Das Buch besteht aus drei Beiträgen: Das Drama des begabten Kindes und die narzißtische Störung des Psychoanalytikers. Dann aus Depression und Grandiosität als Wesensformen der narzißtischen Störung sowie den Text Über die Verachtung.

Alle drei befassen sich im Kern mit der Frage, wie Eltern, die selbst eine Störung aufweisen beim emotionalen Umgang mit den Dingen des Lebens, diese Störung an ihre Kinder weitergeben, so dass diese das dann dasselbe mit ihren Kindern tun und immer so weiter. Bis der Kreislauf durch einen Analyse durchbrochen wird und sich der Mensch den Ursachen seiner Depression/seiner Perversion/ seiner Neurosen etc. stellt, die laut Miller fast immer in seiner Kindheit zu suchen sind. Da werden wir eben geformt wie Ton, der dann aushärtet.


Nicht einfach, dass Mama oder Papa das Kind „nicht lieb hatten“ oder überfordert waren. Häufig sind es über Jahre angewandte subtile Formen der Demütigung und Missachtung des Kindes, nicht böswillig, sondern vielleicht in der festen Überzeugung, gute Erziehung zu leisten. Die meisten Eltern würde ihr Handeln niemals als schädlich oder überhaupt negativ erscheinen. Die Eltern würden sicher sagen, dass sie ihre Kinder lieben und sie tun auch viel für ihre Kinder.
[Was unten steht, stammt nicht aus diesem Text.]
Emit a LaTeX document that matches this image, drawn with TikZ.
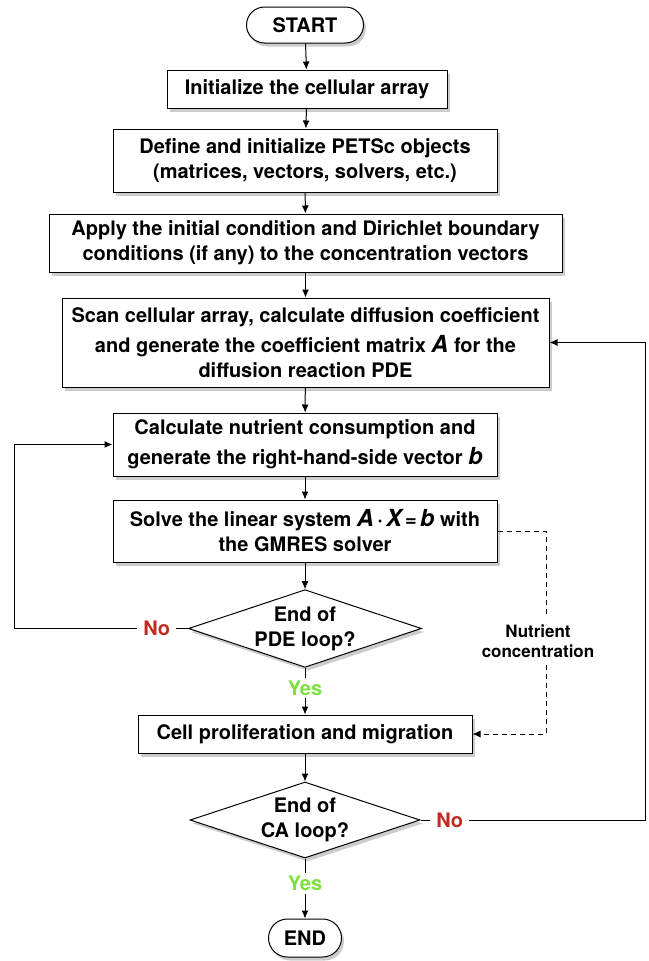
\documentclass[tikz,border=0pt]{standalone}
\usepackage{fontspec}
\setmainfont{TeX Gyre Heros}
\usepackage{tikz}
\usetikzlibrary{shapes.geometric,shapes.misc,shadows,arrows.meta}
\definecolor{oui_vert}{HTML}{7EE040}
\definecolor{non_rouge}{HTML}{C4281E}
\newcommand{\grandvec}[1]{{\fontsize{23.5}{25}\selectfont\itshape #1}}

\begin{document}
\begin{tikzpicture}[x=1pt,y=-1pt,>={Latex[length=8pt,width=7pt]},
    every node/.style={font=\fontsize{20}{25}\selectfont\bfseries},
    boite/.style={draw,line width=1pt,fill=white,align=center,inner sep=2pt,
        drop shadow={shadow xshift=2.5pt,shadow yshift=-3.5pt,opacity=0.4}},
    terminal/.style={boite,rounded rectangle},
    test/.style={boite,diamond,aspect=3,inner sep=0pt},
    oui/.style={fill=white,text=oui_vert,inner sep=3pt},
    non/.style={fill=white,text=non_rouge,inner sep=6pt},
    pointille/.style={line width=0.8pt,dash pattern=on 5pt off 4pt}]

    \useasboundingbox (0,0) rectangle (648,961);

    % Les blocs du schéma
    \node[terminal,minimum width=121pt,minimum height=36pt] (start) at (305,25) {START};
    \node[boite,minimum width=280pt,minimum height=38pt] (init) at (307,89) {Initialize the cellular array};
    \node[boite,minimum width=384pt,minimum height=63pt] (petsc) at (305,160.5) {Define and initialize PETSc objects\\(matrices, vectors, solvers, etc.)};
    \node[boite,minimum width=513pt,minimum height=58pt] (apply) at (305.5,243) {Apply the initial condition and Dirichlet boundary\\conditions (if any) to the concentration vectors};
    \node[boite,minimum width=487pt,minimum height=89pt] (scan) at (305.5,342.5) {Scan cellular array, calculate diffusion coefficient\\[5pt]and generate the coefficient matrix \grandvec{A} for the\\diffusion reaction PDE};
    \node[boite,minimum width=384pt,minimum height=63pt] (nutr) at (305,444.5) {Calculate nutrient consumption and\\[5pt]generate the right-hand-side vector \grandvec{b}};
    \node[boite,minimum width=384pt,minimum height=62pt] (solve) at (305,531) {Solve the linear system \grandvec{A}\,·\,\grandvec{X}\,=\,\grandvec{b} with\\the GMRES solver};
    \node[test,minimum width=228pt,minimum height=75pt] (pde) at (305,628.5) {End of\\PDE loop?};
    \node[boite,minimum width=334pt,minimum height=38pt] (cell) at (305,734) {Cell proliferation and migration};
    \node[test,minimum width=230pt,minimum height=76pt] (ca) at (305,820) {End of\\CA loop?};
    \node[terminal,minimum width=77pt,minimum height=38pt] (end) at (305,938) {END};

    \node[align=center,font=\fontsize{17}{20}\selectfont\bfseries] (conc) at (538,641) {Nutrient\\concentration};

    % Points de passage des boucles
    \coordinate (lft) at (14,628.5);
    \coordinate (rgt) at (645,820);
    \coordinate (dtop) at (546,615);
    \coordinate (dbot) at (546,665);

    % Flèches principales
    \draw[->,line width=1pt] (start) -- (init);
    \draw[->,line width=1pt] (init) -- (petsc);
    \draw[->,line width=1pt] (petsc) -- (apply);
    \draw[->,line width=1pt] (apply) -- (scan);
    \draw[->,line width=1pt] (scan) -- (nutr);
    \draw[->,line width=1pt] (nutr) -- (solve);
    \draw[->,line width=1pt] (solve) -- (pde);
    \draw[->,line width=1pt] (pde) -- node[oui,pos=0.43] {Yes} (cell);
    \draw[->,line width=1pt] (cell) -- (ca);
    \draw[->,line width=1pt] (ca) -- node[oui,pos=0.42] {Yes} (end);

    % Boucles de retour
    \draw[->,line width=1pt] (pde.west) -- node[non,pos=0.18] {No} (lft) |- (nutr.west);
    \draw[->,line width=1pt] (ca.east) -- node[non,pos=0.13] {No} (rgt) |- (scan.east);

    % Concentration (pointillés)
    \draw[pointille] (solve.east) -| (dtop);
    \draw[pointille,->] (dbot) |- (cell.east);
\end{tikzpicture}
\end{document}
Aber an bestimmten Punkten der Emotionalität versagen sie, weil sie es selbst nicht anders kennengelernt haben.


Was ein Mensch, also auch ein Kind tut, wenn es sich nicht verstanden fühlt von den Eltern, wenn es Angst hat ureigenen Gefühlen Ausdruck zu verleihen, ist diese Gefühle von Zorn, Wut, Angst oder Ohnmacht zu unterdrücken, weil es fürchtet, bei Fehlverhalten von den Eltern nicht mehr geliebt zu werden. Gewissermaßen die Urangst gegenüber dem Urvertrauen, dass zwischen Mutter und Kind herrscht oder herrschen sollte.


Faszinierend fand ich die Linien, die Miller nachzeichnet, wie die (unterdrückten) Gefühle der Eltern Spuren in der Seele der Kinder hinterlassen. Wie die Unfähigkeit traurig zu sein, wie man als Kind behandelt wurde, ja die totale Verdrängung über diese Tatsache, die Einsamkeit die man empfunden hat oder die Angst vor Verlust, als Erwachsener zu allerlei obskuren Störungen Perversionen und Neurosen führt, die nicht unbedingt pathologisch sein müssen, aber dennoch, sollte man selbst Kinder bekommen, an diese weitergeben werden.


Der Intellekt ist keine Hilfe, denn selbst wenn man sein Tun erkennen sollte, erschreckt über die Sprüche des eigenen Vaters, die man sich selbst sagen hört, dann ist noch nichts gewonnen. Denn erst (so Miller) das Durcharbeiten in der Analyse, das nochmals Fühlen als Kind ist in der Lage, den Bann zu brechen.

Und auch interessant ihre These, dass so viele Menschen Analytiker werden, gerade weil sie so eine Kindheit erlebten, in der sie aus Angst vor Verlust der Liebe ihrer Eltern zu hochsensiblen, aufmerksamen, sozialen Wesen wurden und im Beruf des Analytikers ihre eigene Geschichte verarbeiten sowie ihre Fähigkeiten zum Einsatz bringen können.


Ein Büchlein für werdende Eltern, das so gar nichts von den üblichen Ratgebern dieser Art hat. Es macht einem eher ein bisschen Angst, indem es zeigt, dass wir bei allem Verstehen und Mühen und Gutes wollen nur begrenzt in der Lage sind, dem zu entkommen, wer wir wurden was wir sind.